Challenge
Filter the listing below, copying every line in which the word "chart" appears.

Data extract
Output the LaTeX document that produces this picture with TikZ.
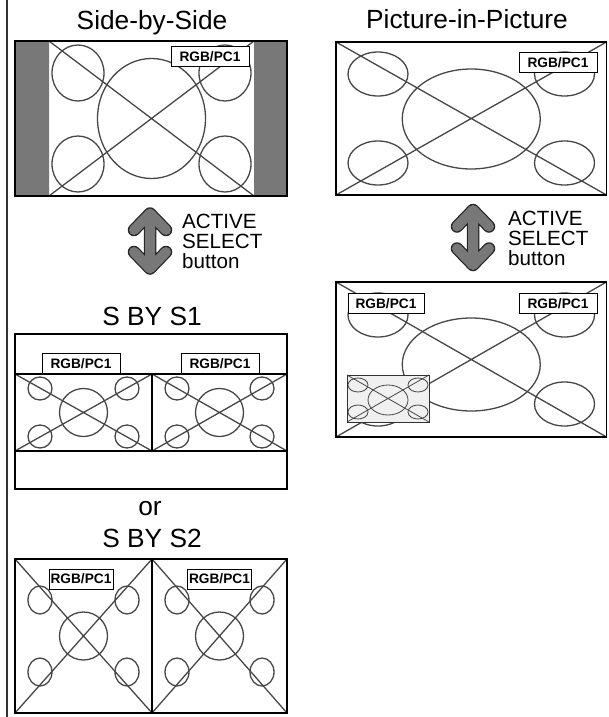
--
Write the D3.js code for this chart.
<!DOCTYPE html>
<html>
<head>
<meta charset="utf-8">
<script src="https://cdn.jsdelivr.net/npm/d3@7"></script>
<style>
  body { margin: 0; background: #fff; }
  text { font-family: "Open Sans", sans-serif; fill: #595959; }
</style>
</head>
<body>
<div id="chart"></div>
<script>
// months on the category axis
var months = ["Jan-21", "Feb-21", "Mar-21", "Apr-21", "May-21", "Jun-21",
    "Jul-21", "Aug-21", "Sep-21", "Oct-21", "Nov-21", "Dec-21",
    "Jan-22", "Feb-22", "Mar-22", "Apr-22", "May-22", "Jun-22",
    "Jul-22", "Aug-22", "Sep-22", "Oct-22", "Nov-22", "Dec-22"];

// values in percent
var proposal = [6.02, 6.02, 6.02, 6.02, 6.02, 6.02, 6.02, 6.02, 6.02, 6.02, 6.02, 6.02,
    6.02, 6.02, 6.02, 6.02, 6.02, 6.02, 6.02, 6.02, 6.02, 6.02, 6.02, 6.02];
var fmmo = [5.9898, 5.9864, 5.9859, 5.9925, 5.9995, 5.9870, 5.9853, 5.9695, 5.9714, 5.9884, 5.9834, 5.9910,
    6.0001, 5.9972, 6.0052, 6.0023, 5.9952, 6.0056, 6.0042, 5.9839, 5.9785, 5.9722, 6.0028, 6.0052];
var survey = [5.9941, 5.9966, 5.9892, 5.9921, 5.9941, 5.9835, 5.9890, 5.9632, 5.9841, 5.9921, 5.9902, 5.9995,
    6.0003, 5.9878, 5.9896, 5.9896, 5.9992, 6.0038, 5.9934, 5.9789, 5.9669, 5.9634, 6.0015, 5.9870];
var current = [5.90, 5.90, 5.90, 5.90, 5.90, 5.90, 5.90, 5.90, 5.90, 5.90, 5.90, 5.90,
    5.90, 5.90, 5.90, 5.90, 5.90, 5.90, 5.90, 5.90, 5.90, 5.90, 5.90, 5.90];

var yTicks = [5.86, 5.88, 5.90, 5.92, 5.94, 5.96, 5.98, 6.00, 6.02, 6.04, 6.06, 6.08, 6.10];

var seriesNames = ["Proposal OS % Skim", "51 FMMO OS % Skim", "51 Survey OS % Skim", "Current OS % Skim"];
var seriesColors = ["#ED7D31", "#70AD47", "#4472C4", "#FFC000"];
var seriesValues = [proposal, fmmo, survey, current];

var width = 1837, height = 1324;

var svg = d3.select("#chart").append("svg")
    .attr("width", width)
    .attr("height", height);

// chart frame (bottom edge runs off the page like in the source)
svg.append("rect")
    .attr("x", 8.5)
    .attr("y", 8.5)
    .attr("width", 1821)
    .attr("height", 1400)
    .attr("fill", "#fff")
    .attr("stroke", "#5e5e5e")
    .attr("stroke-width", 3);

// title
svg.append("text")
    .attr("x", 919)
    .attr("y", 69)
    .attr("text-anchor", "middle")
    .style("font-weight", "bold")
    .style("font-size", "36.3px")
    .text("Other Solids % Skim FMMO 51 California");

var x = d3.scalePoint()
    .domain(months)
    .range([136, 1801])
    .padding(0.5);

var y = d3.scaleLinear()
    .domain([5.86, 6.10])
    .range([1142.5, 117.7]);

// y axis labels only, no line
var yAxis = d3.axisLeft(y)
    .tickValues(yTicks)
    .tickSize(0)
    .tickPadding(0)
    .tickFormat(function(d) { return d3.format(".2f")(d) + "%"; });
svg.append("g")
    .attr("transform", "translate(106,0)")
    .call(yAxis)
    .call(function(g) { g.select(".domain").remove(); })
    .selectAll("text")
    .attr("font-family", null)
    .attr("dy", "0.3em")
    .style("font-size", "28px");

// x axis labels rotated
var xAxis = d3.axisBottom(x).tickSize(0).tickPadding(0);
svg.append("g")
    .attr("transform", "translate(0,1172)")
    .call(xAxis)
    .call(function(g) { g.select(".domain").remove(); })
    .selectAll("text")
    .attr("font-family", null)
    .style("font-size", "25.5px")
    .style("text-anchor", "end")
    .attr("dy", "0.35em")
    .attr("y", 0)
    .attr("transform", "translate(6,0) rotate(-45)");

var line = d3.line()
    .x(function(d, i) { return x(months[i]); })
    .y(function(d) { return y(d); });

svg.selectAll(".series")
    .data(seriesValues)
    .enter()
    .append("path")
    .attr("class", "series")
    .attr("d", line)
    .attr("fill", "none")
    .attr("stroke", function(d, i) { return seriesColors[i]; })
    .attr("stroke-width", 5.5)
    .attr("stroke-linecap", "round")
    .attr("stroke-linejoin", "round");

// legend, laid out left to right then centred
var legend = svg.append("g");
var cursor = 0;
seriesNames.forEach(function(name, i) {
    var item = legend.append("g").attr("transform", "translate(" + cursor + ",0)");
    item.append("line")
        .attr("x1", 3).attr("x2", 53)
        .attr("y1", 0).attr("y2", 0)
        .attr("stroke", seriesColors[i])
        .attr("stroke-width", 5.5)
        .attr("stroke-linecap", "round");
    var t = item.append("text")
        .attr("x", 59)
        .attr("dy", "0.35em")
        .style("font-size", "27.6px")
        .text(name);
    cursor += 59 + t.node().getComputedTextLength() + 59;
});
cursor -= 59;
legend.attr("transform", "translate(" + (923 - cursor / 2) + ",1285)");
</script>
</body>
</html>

Finished exercise
Write the D3.js code for this chart.
<div id="chart"></div>
var svg = d3.select("#chart").append("svg")
// chart frame (bottom edge runs off the page like in the source)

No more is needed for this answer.